### What you need to do
Start at the line that contains "Write the TikZ code for this diagram.", stop at the line that contains "(8,12) -- (1065,12);", and repeat every line in that span, those two included, with no pictures.

### Data for this task
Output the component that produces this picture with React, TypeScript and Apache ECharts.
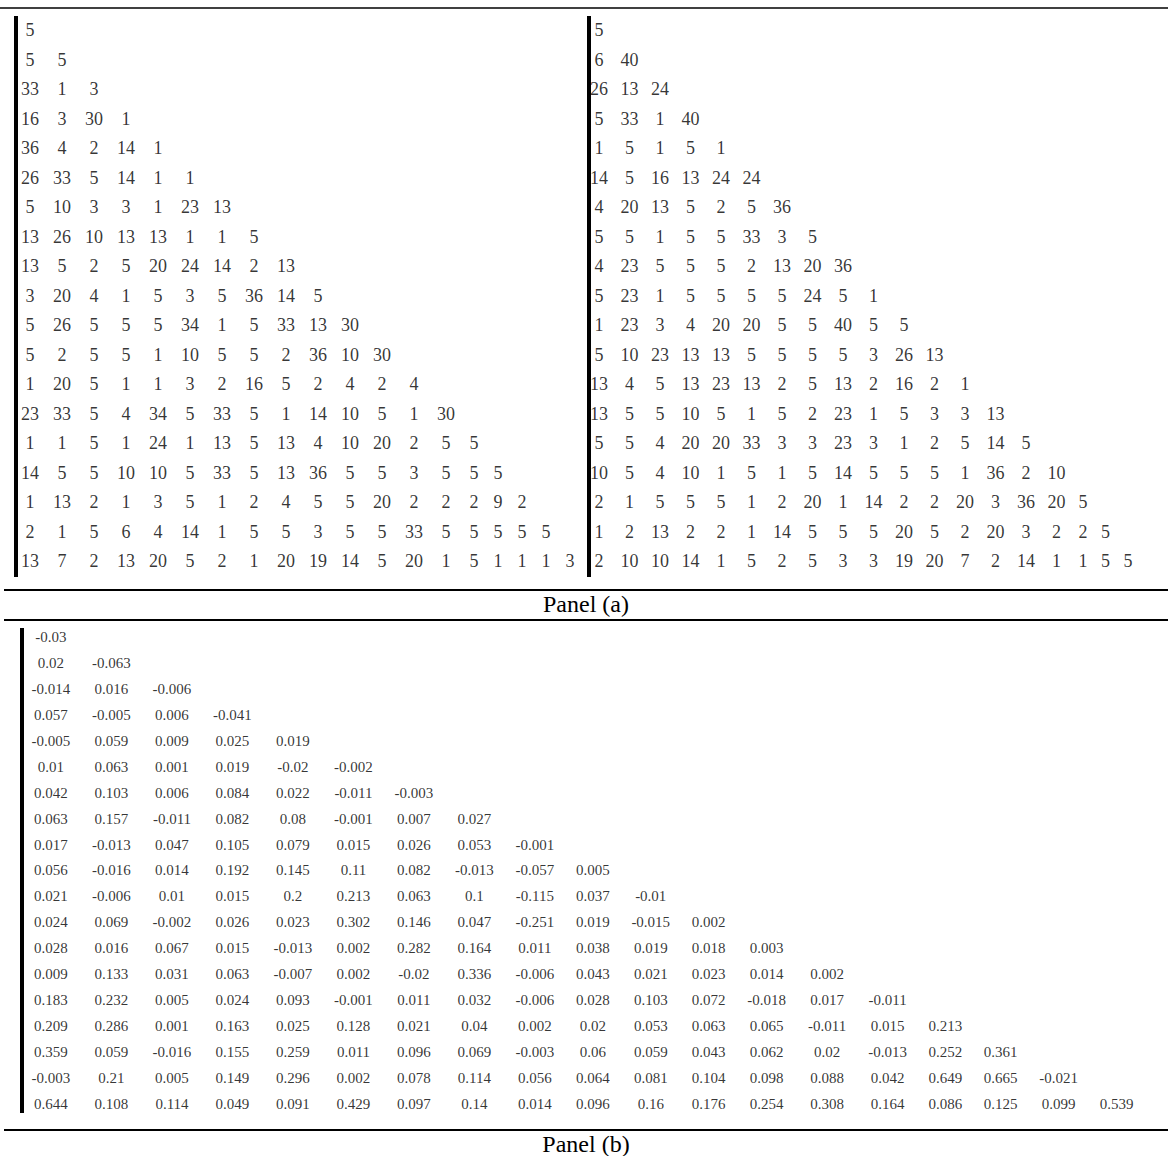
---
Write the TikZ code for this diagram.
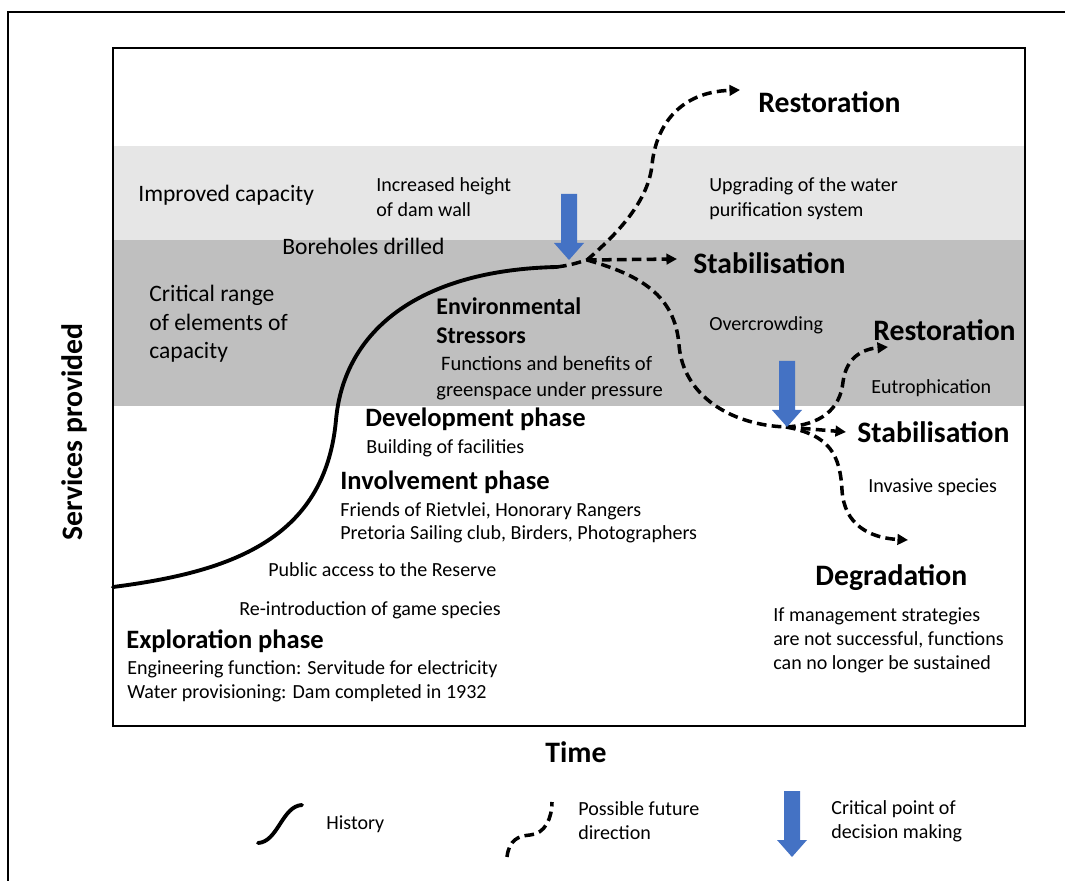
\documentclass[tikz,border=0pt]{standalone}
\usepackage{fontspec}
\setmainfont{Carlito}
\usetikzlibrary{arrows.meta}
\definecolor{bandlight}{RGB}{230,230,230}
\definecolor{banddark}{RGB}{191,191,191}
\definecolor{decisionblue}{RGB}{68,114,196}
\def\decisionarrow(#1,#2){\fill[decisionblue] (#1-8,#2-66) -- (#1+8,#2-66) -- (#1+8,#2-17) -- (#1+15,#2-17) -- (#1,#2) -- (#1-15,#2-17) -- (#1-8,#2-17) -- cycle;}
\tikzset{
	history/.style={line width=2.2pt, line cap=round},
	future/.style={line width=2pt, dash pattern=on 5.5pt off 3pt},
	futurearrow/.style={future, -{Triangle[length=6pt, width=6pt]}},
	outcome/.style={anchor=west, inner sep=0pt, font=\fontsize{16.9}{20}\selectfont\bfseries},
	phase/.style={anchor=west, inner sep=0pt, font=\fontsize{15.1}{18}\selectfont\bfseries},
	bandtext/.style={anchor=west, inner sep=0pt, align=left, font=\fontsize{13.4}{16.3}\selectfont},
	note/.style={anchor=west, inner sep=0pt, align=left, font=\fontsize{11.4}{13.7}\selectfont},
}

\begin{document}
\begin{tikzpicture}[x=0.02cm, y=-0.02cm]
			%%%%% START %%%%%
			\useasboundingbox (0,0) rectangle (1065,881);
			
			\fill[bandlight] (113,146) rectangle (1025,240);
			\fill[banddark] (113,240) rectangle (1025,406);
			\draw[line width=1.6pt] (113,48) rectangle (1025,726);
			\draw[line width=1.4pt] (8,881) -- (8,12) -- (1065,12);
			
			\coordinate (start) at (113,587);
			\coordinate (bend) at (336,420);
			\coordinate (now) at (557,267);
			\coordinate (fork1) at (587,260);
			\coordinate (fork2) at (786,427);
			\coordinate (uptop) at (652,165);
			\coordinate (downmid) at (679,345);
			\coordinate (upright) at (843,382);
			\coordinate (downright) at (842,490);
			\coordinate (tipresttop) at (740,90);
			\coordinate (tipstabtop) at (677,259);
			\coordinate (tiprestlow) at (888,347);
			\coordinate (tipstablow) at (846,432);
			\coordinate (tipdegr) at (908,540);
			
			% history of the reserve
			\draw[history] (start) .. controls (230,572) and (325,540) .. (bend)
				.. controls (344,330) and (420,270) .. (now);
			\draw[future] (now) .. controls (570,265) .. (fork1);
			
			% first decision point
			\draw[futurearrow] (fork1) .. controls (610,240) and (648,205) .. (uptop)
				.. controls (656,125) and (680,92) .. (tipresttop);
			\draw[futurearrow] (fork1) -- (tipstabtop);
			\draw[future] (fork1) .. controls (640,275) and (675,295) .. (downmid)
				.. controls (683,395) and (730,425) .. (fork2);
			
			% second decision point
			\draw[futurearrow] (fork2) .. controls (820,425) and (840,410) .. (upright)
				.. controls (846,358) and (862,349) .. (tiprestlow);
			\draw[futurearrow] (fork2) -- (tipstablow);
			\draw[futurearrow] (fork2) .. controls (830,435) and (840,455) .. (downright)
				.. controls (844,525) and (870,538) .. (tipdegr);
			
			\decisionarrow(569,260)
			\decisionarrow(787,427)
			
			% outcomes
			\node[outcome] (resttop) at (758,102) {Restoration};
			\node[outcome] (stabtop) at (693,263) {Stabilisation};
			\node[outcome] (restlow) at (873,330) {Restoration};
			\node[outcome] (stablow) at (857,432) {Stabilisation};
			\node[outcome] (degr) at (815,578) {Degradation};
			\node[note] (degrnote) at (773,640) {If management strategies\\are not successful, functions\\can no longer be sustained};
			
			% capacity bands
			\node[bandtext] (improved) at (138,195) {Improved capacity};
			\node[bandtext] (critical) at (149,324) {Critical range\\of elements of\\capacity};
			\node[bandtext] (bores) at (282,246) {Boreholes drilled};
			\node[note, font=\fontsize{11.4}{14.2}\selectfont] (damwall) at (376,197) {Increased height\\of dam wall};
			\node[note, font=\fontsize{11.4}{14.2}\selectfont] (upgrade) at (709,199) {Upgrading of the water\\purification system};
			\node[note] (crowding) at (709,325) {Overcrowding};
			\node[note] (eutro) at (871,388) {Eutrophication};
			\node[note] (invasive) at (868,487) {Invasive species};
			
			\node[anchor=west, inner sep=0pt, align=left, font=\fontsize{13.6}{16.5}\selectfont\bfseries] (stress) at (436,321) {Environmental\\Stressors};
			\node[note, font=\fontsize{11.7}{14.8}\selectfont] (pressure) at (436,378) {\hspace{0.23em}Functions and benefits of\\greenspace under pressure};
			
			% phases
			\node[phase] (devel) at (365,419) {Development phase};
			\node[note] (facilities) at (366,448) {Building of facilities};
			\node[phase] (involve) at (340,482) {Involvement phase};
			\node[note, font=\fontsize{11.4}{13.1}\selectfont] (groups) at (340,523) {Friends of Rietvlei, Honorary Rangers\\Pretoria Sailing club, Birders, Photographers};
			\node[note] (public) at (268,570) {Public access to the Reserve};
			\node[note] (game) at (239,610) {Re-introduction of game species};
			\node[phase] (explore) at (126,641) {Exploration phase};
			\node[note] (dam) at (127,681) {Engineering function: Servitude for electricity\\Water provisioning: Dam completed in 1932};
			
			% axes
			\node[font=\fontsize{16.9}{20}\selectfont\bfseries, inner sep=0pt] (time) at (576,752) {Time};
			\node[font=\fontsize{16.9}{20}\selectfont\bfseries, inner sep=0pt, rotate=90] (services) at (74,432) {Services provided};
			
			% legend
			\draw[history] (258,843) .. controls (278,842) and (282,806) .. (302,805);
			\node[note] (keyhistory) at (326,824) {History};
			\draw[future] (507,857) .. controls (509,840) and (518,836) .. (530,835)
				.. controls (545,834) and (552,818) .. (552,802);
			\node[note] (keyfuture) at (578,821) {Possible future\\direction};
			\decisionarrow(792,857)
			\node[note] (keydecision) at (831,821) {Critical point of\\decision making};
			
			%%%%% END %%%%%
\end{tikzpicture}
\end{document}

### Exercise result
Write the TikZ code for this diagram.
\documentclass[tikz,border=0pt]{standalone}
\usepackage{fontspec}
\setmainfont{Carlito}
\usetikzlibrary{arrows.meta}
\definecolor{bandlight}{RGB}{230,230,230}
\definecolor{banddark}{RGB}{191,191,191}
\definecolor{decisionblue}{RGB}{68,114,196}
\def\decisionarrow(#1,#2){\fill[decisionblue] (#1-8,#2-66) -- (#1+8,#2-66) -- (#1+8,#2-17) -- (#1+15,#2-17) -- (#1,#2) -- (#1-15,#2-17) -- (#1-8,#2-17) -- cycle;}
\tikzset{
	history/.style={line width=2.2pt, line cap=round},
	future/.style={line width=2pt, dash pattern=on 5.5pt off 3pt},
	futurearrow/.style={future, -{Triangle[length=6pt, width=6pt]}},
	outcome/.style={anchor=west, inner sep=0pt, font=\fontsize{16.9}{20}\selectfont\bfseries},
	phase/.style={anchor=west, inner sep=0pt, font=\fontsize{15.1}{18}\selectfont\bfseries},
	bandtext/.style={anchor=west, inner sep=0pt, align=left, font=\fontsize{13.4}{16.3}\selectfont},
	note/.style={anchor=west, inner sep=0pt, align=left, font=\fontsize{11.4}{13.7}\selectfont},
}

\begin{document}
\begin{tikzpicture}[x=0.02cm, y=-0.02cm]
			%%%%% START %%%%%
			\useasboundingbox (0,0) rectangle (1065,881);
			
			\fill[bandlight] (113,146) rectangle (1025,240);
			\fill[banddark] (113,240) rectangle (1025,406);
			\draw[line width=1.6pt] (113,48) rectangle (1025,726);
			\draw[line width=1.4pt] (8,881) -- (8,12) -- (1065,12);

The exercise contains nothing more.